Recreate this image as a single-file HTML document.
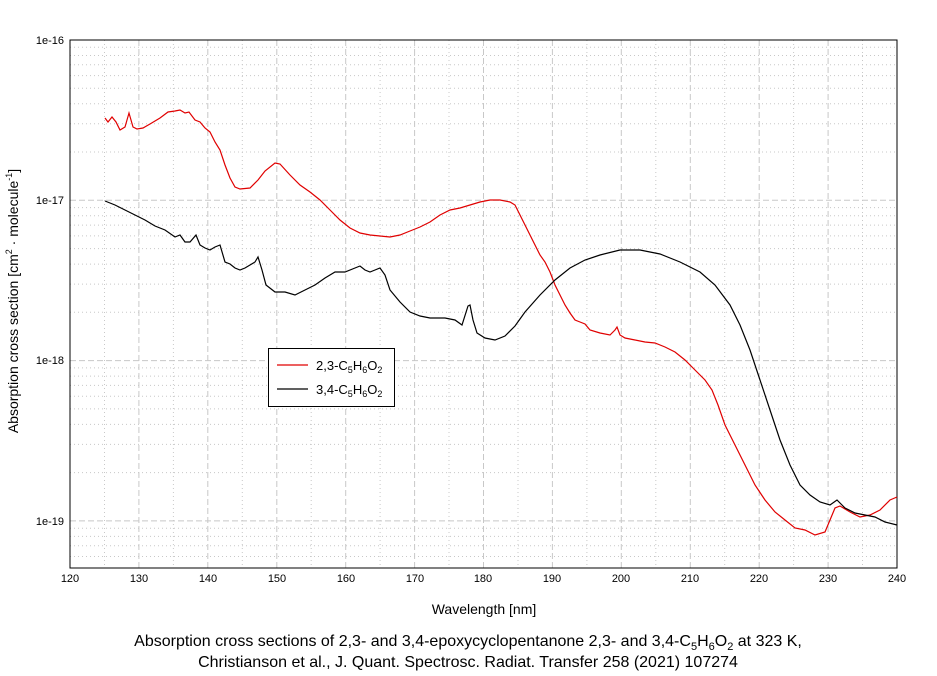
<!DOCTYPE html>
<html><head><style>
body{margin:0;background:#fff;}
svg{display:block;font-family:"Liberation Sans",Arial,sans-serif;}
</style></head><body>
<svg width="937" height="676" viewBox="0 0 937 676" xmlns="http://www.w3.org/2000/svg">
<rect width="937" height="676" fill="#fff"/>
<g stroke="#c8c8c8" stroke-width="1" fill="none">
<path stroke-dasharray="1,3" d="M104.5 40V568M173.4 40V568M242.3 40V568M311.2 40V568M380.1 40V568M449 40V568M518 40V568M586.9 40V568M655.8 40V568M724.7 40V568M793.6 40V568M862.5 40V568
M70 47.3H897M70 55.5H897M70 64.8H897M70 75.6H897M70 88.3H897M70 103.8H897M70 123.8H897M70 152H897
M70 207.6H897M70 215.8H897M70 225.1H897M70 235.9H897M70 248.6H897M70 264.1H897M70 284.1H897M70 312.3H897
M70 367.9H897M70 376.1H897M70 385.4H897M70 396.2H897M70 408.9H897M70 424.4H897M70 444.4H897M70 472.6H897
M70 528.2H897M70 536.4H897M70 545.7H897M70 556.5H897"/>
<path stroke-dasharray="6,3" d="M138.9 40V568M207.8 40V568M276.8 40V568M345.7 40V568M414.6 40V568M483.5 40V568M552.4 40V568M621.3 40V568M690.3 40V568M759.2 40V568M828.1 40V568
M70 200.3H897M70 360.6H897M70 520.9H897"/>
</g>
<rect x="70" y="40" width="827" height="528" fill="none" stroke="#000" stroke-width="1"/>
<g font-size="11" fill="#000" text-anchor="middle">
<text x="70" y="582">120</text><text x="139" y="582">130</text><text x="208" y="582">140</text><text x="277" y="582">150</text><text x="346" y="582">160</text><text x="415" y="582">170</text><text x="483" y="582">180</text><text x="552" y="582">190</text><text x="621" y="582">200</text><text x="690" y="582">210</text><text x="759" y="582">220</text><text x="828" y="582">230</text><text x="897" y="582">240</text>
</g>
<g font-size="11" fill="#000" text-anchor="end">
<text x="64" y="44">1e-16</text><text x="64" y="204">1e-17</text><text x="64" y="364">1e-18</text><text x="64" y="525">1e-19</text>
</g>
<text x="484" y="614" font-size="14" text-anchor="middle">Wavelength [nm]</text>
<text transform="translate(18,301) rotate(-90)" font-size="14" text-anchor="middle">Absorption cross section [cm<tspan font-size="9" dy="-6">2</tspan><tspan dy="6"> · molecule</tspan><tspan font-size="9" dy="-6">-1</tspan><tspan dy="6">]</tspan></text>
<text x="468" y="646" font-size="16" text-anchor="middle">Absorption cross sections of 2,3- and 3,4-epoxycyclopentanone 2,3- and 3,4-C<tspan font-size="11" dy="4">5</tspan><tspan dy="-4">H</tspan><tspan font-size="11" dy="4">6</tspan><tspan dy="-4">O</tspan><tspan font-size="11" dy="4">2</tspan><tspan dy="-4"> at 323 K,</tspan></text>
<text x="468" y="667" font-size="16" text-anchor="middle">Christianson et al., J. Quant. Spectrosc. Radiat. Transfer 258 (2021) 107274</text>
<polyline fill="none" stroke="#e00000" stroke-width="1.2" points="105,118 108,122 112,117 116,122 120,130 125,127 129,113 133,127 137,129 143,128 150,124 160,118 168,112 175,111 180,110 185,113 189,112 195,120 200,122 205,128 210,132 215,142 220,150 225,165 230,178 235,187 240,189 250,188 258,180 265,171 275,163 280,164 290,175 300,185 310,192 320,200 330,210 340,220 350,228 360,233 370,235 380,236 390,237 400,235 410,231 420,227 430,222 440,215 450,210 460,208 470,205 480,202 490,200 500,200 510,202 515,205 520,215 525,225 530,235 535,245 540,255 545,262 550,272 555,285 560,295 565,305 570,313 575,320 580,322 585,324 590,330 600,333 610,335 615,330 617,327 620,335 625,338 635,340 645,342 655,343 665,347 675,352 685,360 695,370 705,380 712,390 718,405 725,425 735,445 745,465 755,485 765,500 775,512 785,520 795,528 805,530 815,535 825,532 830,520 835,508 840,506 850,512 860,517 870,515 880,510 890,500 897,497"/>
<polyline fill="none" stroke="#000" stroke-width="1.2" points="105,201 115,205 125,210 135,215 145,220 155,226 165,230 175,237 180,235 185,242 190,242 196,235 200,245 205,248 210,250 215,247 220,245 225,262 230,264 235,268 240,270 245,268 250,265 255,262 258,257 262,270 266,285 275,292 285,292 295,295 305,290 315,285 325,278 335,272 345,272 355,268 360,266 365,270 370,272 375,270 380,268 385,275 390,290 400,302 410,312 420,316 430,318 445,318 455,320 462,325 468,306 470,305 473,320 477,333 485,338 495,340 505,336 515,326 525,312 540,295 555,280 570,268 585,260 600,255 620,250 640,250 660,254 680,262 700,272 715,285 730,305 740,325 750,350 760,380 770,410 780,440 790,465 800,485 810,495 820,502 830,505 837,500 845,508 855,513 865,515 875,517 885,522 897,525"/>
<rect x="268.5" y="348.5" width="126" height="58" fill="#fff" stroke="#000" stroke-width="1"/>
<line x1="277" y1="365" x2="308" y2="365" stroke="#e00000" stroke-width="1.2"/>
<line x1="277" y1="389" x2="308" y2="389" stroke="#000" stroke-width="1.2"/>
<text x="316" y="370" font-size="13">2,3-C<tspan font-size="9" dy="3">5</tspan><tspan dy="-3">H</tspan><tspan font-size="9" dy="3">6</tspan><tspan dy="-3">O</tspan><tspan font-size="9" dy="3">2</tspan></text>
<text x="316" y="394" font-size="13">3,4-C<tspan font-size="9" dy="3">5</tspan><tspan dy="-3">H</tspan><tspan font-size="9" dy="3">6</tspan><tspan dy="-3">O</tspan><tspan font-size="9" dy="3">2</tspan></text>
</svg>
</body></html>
----------
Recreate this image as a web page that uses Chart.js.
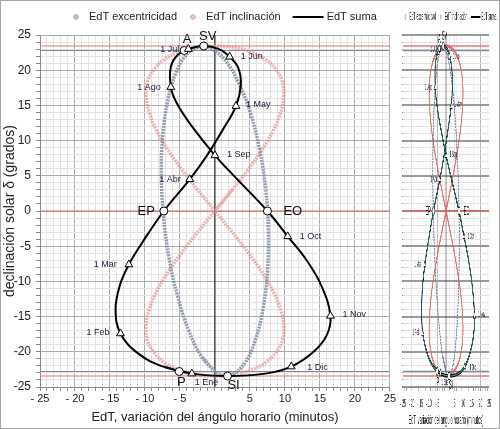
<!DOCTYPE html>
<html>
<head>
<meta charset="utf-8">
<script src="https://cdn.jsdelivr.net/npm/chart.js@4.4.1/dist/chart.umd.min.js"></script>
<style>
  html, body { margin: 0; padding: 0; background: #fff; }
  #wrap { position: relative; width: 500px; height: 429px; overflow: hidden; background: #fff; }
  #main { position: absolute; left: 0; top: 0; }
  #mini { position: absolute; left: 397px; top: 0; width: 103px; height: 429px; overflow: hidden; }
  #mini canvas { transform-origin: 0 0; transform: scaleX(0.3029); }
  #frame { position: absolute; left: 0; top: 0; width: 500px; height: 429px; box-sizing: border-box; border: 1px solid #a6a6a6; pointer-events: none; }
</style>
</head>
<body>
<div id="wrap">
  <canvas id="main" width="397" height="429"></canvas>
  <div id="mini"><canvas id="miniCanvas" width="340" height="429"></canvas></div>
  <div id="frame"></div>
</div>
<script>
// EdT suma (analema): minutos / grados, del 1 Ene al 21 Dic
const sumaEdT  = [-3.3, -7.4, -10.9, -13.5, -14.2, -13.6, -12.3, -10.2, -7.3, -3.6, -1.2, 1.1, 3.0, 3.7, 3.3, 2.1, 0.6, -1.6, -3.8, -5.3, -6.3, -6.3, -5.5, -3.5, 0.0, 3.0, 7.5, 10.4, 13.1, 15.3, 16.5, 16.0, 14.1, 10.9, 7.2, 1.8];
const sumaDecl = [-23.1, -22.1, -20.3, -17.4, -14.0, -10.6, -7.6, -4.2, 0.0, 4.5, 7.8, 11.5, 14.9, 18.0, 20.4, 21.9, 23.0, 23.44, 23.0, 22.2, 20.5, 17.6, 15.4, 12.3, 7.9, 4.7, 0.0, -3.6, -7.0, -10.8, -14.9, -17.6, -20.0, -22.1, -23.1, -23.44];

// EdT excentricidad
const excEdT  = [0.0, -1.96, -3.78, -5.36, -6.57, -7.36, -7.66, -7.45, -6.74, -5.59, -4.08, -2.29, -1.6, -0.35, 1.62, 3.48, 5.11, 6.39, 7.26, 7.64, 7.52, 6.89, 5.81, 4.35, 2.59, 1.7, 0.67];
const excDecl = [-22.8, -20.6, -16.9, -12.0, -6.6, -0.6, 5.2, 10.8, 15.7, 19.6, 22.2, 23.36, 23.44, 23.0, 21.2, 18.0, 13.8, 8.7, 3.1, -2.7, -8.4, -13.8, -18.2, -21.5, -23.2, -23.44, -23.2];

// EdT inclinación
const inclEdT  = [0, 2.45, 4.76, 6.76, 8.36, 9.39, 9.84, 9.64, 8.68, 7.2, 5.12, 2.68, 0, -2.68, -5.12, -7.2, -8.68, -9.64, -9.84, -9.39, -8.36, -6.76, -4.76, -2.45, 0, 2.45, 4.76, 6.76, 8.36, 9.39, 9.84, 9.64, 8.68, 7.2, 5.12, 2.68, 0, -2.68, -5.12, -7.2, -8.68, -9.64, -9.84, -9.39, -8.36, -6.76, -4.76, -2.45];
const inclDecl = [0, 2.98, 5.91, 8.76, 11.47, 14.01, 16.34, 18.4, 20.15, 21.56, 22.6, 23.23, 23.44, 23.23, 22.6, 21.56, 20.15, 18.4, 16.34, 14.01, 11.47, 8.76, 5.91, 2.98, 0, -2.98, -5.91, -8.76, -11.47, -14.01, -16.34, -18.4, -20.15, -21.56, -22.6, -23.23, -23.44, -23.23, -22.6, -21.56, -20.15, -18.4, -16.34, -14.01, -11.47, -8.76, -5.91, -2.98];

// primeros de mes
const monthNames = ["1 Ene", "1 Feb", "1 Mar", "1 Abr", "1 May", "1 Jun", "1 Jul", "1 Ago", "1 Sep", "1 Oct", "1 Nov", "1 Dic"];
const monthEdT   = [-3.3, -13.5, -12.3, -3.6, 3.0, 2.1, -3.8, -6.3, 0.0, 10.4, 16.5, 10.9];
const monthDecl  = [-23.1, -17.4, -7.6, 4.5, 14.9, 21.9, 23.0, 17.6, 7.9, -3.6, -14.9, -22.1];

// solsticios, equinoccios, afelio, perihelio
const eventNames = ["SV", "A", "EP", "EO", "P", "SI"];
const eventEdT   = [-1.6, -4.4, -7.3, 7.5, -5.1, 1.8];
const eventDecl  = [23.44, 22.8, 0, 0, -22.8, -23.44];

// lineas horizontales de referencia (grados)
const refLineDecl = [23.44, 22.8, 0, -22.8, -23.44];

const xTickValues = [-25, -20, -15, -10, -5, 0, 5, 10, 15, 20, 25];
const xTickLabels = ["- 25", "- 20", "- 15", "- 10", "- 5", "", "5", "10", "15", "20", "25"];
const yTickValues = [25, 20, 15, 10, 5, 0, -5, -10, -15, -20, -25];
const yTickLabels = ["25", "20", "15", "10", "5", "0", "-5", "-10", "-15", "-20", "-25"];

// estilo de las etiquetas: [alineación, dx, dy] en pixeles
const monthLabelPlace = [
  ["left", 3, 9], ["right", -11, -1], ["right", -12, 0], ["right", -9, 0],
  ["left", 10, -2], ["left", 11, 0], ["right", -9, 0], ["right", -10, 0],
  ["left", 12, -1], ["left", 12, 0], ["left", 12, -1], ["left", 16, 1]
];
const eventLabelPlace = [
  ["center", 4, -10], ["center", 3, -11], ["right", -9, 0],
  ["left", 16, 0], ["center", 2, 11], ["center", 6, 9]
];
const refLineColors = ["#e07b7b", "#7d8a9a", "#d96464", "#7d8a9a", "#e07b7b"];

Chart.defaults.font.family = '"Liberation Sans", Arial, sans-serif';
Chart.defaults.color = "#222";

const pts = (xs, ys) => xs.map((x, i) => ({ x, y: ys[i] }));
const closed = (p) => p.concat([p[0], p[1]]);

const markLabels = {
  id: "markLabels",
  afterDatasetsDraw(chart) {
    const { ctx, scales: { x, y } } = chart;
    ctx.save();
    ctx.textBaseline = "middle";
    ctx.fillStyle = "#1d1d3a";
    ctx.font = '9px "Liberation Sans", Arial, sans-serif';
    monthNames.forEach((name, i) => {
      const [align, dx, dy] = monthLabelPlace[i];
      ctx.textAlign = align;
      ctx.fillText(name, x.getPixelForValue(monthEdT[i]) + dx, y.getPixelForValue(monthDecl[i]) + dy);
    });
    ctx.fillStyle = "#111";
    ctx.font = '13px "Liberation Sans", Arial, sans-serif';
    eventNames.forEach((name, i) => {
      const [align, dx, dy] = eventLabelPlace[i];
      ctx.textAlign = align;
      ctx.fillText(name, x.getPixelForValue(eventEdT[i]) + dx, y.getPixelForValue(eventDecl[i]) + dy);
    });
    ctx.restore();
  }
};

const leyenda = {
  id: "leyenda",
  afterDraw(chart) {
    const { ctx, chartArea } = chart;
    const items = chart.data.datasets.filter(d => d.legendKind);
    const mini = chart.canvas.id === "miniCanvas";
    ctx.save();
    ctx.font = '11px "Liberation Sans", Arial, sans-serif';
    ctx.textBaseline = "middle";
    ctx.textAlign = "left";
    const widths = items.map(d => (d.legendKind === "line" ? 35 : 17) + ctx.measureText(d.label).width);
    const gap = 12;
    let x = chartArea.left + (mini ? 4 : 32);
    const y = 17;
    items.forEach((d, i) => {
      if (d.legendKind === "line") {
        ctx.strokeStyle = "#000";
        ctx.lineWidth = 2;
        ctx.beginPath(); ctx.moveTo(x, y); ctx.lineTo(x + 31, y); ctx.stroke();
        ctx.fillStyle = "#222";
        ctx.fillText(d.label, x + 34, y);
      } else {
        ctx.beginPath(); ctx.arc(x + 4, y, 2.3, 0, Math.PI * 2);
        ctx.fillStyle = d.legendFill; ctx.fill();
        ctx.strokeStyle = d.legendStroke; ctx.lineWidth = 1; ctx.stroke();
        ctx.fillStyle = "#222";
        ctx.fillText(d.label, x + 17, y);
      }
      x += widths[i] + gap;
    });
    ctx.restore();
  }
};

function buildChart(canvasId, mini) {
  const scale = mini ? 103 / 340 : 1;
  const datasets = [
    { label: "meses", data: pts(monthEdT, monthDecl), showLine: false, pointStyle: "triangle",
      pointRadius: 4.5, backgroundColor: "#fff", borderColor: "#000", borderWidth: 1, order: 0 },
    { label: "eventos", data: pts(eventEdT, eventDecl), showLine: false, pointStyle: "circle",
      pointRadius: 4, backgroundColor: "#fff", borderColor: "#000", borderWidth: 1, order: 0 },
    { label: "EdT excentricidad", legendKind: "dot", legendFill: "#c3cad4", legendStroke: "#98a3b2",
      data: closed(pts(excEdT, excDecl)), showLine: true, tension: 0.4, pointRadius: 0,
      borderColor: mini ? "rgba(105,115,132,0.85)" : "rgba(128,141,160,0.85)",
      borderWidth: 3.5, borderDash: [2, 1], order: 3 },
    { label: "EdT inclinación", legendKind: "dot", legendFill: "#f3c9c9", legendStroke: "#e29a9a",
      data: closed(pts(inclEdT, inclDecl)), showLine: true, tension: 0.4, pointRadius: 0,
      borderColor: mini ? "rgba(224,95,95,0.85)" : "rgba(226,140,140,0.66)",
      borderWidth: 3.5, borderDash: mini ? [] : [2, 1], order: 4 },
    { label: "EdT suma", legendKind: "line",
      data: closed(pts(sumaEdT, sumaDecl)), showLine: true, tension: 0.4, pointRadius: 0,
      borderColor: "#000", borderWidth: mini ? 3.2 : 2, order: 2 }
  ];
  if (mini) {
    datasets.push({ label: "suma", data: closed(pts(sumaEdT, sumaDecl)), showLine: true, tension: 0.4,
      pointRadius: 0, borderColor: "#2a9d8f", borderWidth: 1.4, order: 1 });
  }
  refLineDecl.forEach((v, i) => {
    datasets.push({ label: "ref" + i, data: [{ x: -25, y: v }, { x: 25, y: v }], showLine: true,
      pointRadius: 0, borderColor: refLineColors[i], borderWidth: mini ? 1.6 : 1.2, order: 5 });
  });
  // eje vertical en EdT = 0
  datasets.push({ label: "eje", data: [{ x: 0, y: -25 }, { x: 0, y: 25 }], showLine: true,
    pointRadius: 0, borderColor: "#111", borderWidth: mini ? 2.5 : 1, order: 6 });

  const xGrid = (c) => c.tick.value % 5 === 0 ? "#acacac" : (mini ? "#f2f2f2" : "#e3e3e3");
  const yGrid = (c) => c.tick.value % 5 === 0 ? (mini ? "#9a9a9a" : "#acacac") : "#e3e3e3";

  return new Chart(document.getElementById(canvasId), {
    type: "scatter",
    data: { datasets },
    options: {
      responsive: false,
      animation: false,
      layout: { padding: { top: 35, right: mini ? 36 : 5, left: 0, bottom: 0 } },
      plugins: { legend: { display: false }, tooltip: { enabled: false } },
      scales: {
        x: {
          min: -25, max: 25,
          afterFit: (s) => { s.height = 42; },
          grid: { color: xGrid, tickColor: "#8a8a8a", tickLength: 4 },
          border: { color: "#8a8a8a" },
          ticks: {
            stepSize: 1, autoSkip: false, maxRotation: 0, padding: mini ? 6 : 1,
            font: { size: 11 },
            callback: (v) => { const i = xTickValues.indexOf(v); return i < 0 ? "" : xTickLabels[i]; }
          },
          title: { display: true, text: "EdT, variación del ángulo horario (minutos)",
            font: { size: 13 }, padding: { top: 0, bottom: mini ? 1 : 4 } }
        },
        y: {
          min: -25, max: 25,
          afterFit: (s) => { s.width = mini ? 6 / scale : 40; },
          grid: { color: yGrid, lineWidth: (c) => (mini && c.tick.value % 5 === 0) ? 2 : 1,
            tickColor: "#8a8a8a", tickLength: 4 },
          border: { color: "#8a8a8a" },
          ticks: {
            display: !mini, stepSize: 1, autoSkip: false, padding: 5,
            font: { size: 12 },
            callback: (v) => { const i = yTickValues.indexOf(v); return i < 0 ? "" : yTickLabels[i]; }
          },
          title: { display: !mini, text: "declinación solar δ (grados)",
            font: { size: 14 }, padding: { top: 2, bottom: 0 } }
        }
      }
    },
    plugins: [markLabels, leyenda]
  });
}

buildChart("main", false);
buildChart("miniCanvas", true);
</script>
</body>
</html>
----------
Reproduce the data above exactly, but only the lines from the one showing "Recreate this image as a web" through the one showing "-22.1, -23.1, -23.44];", with both ends kept and the pictures left out.

Recreate this image as a web page that uses Chart.js.
<!DOCTYPE html>
<html>
<head>
<meta charset="utf-8">
<script src="https://cdn.jsdelivr.net/npm/chart.js@4.4.1/dist/chart.umd.min.js"></script>
<style>
  html, body { margin: 0; padding: 0; background: #fff; }
  #wrap { position: relative; width: 500px; height: 429px; overflow: hidden; background: #fff; }
  #main { position: absolute; left: 0; top: 0; }
  #mini { position: absolute; left: 397px; top: 0; width: 103px; height: 429px; overflow: hidden; }
  #mini canvas { transform-origin: 0 0; transform: scaleX(0.3029); }
  #frame { position: absolute; left: 0; top: 0; width: 500px; height: 429px; box-sizing: border-box; border: 1px solid #a6a6a6; pointer-events: none; }
</style>
</head>
<body>
<div id="wrap">
  <canvas id="main" width="397" height="429"></canvas>
  <div id="mini"><canvas id="miniCanvas" width="340" height="429"></canvas></div>
  <div id="frame"></div>
</div>
<script>
// EdT suma (analema): minutos / grados, del 1 Ene al 21 Dic
const sumaEdT  = [-3.3, -7.4, -10.9, -13.5, -14.2, -13.6, -12.3, -10.2, -7.3, -3.6, -1.2, 1.1, 3.0, 3.7, 3.3, 2.1, 0.6, -1.6, -3.8, -5.3, -6.3, -6.3, -5.5, -3.5, 0.0, 3.0, 7.5, 10.4, 13.1, 15.3, 16.5, 16.0, 14.1, 10.9, 7.2, 1.8];
const sumaDecl = [-23.1, -22.1, -20.3, -17.4, -14.0, -10.6, -7.6, -4.2, 0.0, 4.5, 7.8, 11.5, 14.9, 18.0, 20.4, 21.9, 23.0, 23.44, 23.0, 22.2, 20.5, 17.6, 15.4, 12.3, 7.9, 4.7, 0.0, -3.6, -7.0, -10.8, -14.9, -17.6, -20.0, -22.1, -23.1, -23.44];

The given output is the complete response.